GOAL | All the data below goes into the copy word for word, but the pictures don't.
╔══
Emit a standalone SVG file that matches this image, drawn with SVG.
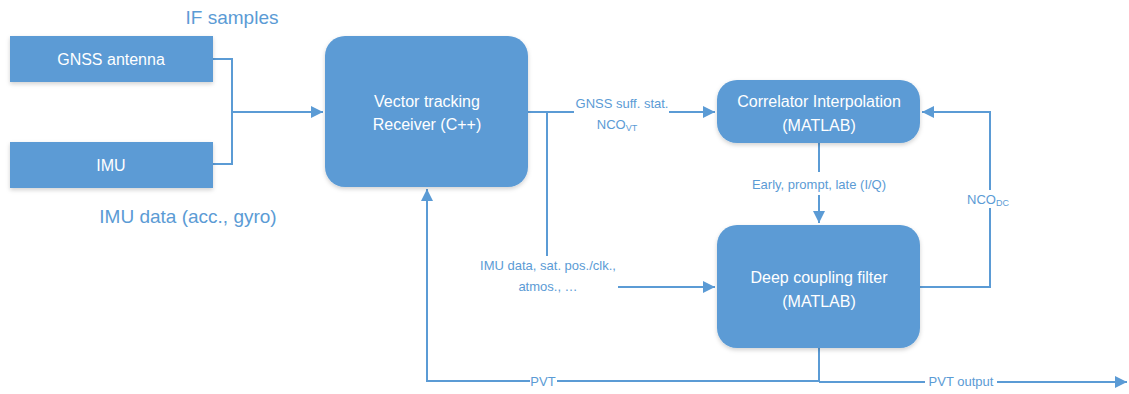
<svg xmlns="http://www.w3.org/2000/svg" width="1129" height="394" viewBox="0 0 1129 394">
<style>
.box{fill:#5B9BD5;filter:url(#sh)}
.bt{fill:#fff;font-family:"Liberation Sans",Arial,sans-serif;font-size:16px;text-anchor:middle}
.ln{fill:none;stroke:#5B9BD5;stroke-width:2}
.lbl{fill:#5B9BD5;font-family:"Liberation Sans",Arial,sans-serif;font-size:13px;text-anchor:middle}
.big{fill:#5B9BD5;font-family:"Liberation Sans",Arial,sans-serif;font-size:19px;text-anchor:middle}
</style>
<defs>
<filter id="sh" x="-10%" y="-10%" width="120%" height="130%">
<feDropShadow dx="0" dy="2" stdDeviation="2" flood-color="#000" flood-opacity="0.18"/>
</filter>
<marker id="ar" viewBox="0 0 10 10" refX="10" refY="5" markerWidth="6" markerHeight="6" orient="auto" markerUnits="strokeWidth">
<path d="M0,0 L10,5 L0,10 z" fill="#5B9BD5"/>
</marker>
</defs>
<g id="connectors">
<path class="ln" d="M213,59 H232 V164 H213"/>
<path class="ln" d="M232,112 H323" marker-end="url(#ar)"/>
<path class="ln" d="M528,112 H574"/>
<path class="ln" d="M669,112 H715" marker-end="url(#ar)"/>
<path class="ln" d="M547,112 V256"/>
<path class="ln" d="M618,287 H715" marker-end="url(#ar)"/>
<path class="ln" d="M819,143 V172"/>
<path class="ln" d="M819,195 V223" marker-end="url(#ar)"/>
<path class="ln" d="M920,287 H990 V208"/>
<path class="ln" d="M990,190 V112 H922" marker-end="url(#ar)"/>
<path class="ln" d="M819,348 V381 H557"/>
<path class="ln" d="M530,381 H427 V189" marker-end="url(#ar)"/>
<path class="ln" d="M819,382 H925"/>
<path class="ln" d="M997,382 H1127" marker-end="url(#ar)"/>
<text class="lbl" x="622" y="108" font-size="12.5">GNSS suff. stat.</text>
<text class="lbl" x="617" y="129">NCO<tspan font-size="9" dy="2">VT</tspan></text>
<text class="lbl" x="819" y="189">Early, prompt, late (I/Q)</text>
<text class="lbl" x="548" y="270">IMU data, sat. pos./clk.,</text>
<text class="lbl" x="548" y="291">atmos., …</text>
<text class="lbl" x="988" y="204">NCO<tspan font-size="9" dy="2">DC</tspan></text>
<text class="lbl" x="543" y="386">PVT</text>
<text class="lbl" x="961" y="386">PVT output</text>
</g>
<text class="big" x="232" y="24">IF samples</text>
<text class="big" x="188" y="223" font-size="19.5">IMU data (acc., gyro)</text>
<g id="gnss">
<rect class="box" x="10" y="36" width="203" height="46"/>
<text class="bt" x="111" y="65">GNSS antenna</text>
</g>
<g id="imu">
<rect class="box" x="10" y="142" width="203" height="46"/>
<text class="bt" x="111" y="171">IMU</text>
</g>
<g id="vtr">
<rect class="box" x="325" y="36" width="203" height="151" rx="20"/>
<text class="bt" x="427" y="107">Vector tracking</text>
<text class="bt" x="427" y="130">Receiver (C++)</text>
</g>
<g id="corr">
<rect class="box" x="717" y="80" width="203" height="63" rx="20"/>
<text class="bt" x="819" y="107">Correlator Interpolation</text>
<text class="bt" x="819" y="131">(MATLAB)</text>
</g>
<g id="dcf">
<rect class="box" x="717" y="225" width="203" height="123" rx="20"/>
<text class="bt" x="819" y="283">Deep coupling filter</text>
<text class="bt" x="819" y="307">(MATLAB)</text>
</g>
</svg>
╚══
RESPONSE TO THIS TASK |
Emit a standalone SVG file that matches this image, drawn with SVG.
<svg xmlns="http://www.w3.org/2000/svg" width="1129" height="394" viewBox="0 0 1129 394">
<style>
.box{fill:#5B9BD5;filter:url(#sh)}
.bt{fill:#fff;font-family:"Liberation Sans",Arial,sans-serif;font-size:16px;text-anchor:middle}
.ln{fill:none;stroke:#5B9BD5;stroke-width:2}
.lbl{fill:#5B9BD5;font-family:"Liberation Sans",Arial,sans-serif;font-size:13px;text-anchor:middle}
.big{fill:#5B9BD5;font-family:"Liberation Sans",Arial,sans-serif;font-size:19px;text-anchor:middle}
</style>
<defs>
<filter id="sh" x="-10%" y="-10%" width="120%" height="130%">
<feDropShadow dx="0" dy="2" stdDeviation="2" flood-color="#000" flood-opacity="0.18"/>
</filter>
<marker id="ar" viewBox="0 0 10 10" refX="10" refY="5" markerWidth="6" markerHeight="6" orient="auto" markerUnits="strokeWidth">
<path d="M0,0 L10,5 L0,10 z" fill="#5B9BD5"/>
</marker>
</defs>
<g id="connectors">
<path class="ln" d="M213,59 H232 V164 H213"/>
<path class="ln" d="M232,112 H323" marker-end="url(#ar)"/>
<path class="ln" d="M528,112 H574"/>
<path class="ln" d="M669,112 H715" marker-end="url(#ar)"/>
<path class="ln" d="M547,112 V256"/>
<path class="ln" d="M618,287 H715" marker-end="url(#ar)"/>
<path class="ln" d="M819,143 V172"/>
<path class="ln" d="M819,195 V223" marker-end="url(#ar)"/>
<path class="ln" d="M920,287 H990 V208"/>
<path class="ln" d="M990,190 V112 H922" marker-end="url(#ar)"/>
<path class="ln" d="M819,348 V381 H557"/>
<path class="ln" d="M530,381 H427 V189" marker-end="url(#ar)"/>
<path class="ln" d="M819,382 H925"/>
<path class="ln" d="M997,382 H1127" marker-end="url(#ar)"/>
<text class="lbl" x="622" y="108" font-size="12.5">GNSS suff. stat.</text>
<text class="lbl" x="617" y="129">NCO<tspan font-size="9" dy="2">VT</tspan></text>
<text class="lbl" x="819" y="189">Early, prompt, late (I/Q)</text>
<text class="lbl" x="548" y="270">IMU data, sat. pos./clk.,</text>
<text class="lbl" x="548" y="291">atmos., …</text>
<text class="lbl" x="988" y="204">NCO<tspan font-size="9" dy="2">DC</tspan></text>
<text class="lbl" x="543" y="386">PVT</text>
<text class="lbl" x="961" y="386">PVT output</text>
</g>
<text class="big" x="232" y="24">IF samples</text>
<text class="big" x="188" y="223" font-size="19.5">IMU data (acc., gyro)</text>
<g id="gnss">
<rect class="box" x="10" y="36" width="203" height="46"/>
<text class="bt" x="111" y="65">GNSS antenna</text>
</g>
<g id="imu">
<rect class="box" x="10" y="142" width="203" height="46"/>
<text class="bt" x="111" y="171">IMU</text>
</g>
<g id="vtr">
<rect class="box" x="325" y="36" width="203" height="151" rx="20"/>
<text class="bt" x="427" y="107">Vector tracking</text>
<text class="bt" x="427" y="130">Receiver (C++)</text>
</g>
<g id="corr">
<rect class="box" x="717" y="80" width="203" height="63" rx="20"/>
<text class="bt" x="819" y="107">Correlator Interpolation</text>
<text class="bt" x="819" y="131">(MATLAB)</text>
</g>
<g id="dcf">
<rect class="box" x="717" y="225" width="203" height="123" rx="20"/>
<text class="bt" x="819" y="283">Deep coupling filter</text>
<text class="bt" x="819" y="307">(MATLAB)</text>
</g>
</svg>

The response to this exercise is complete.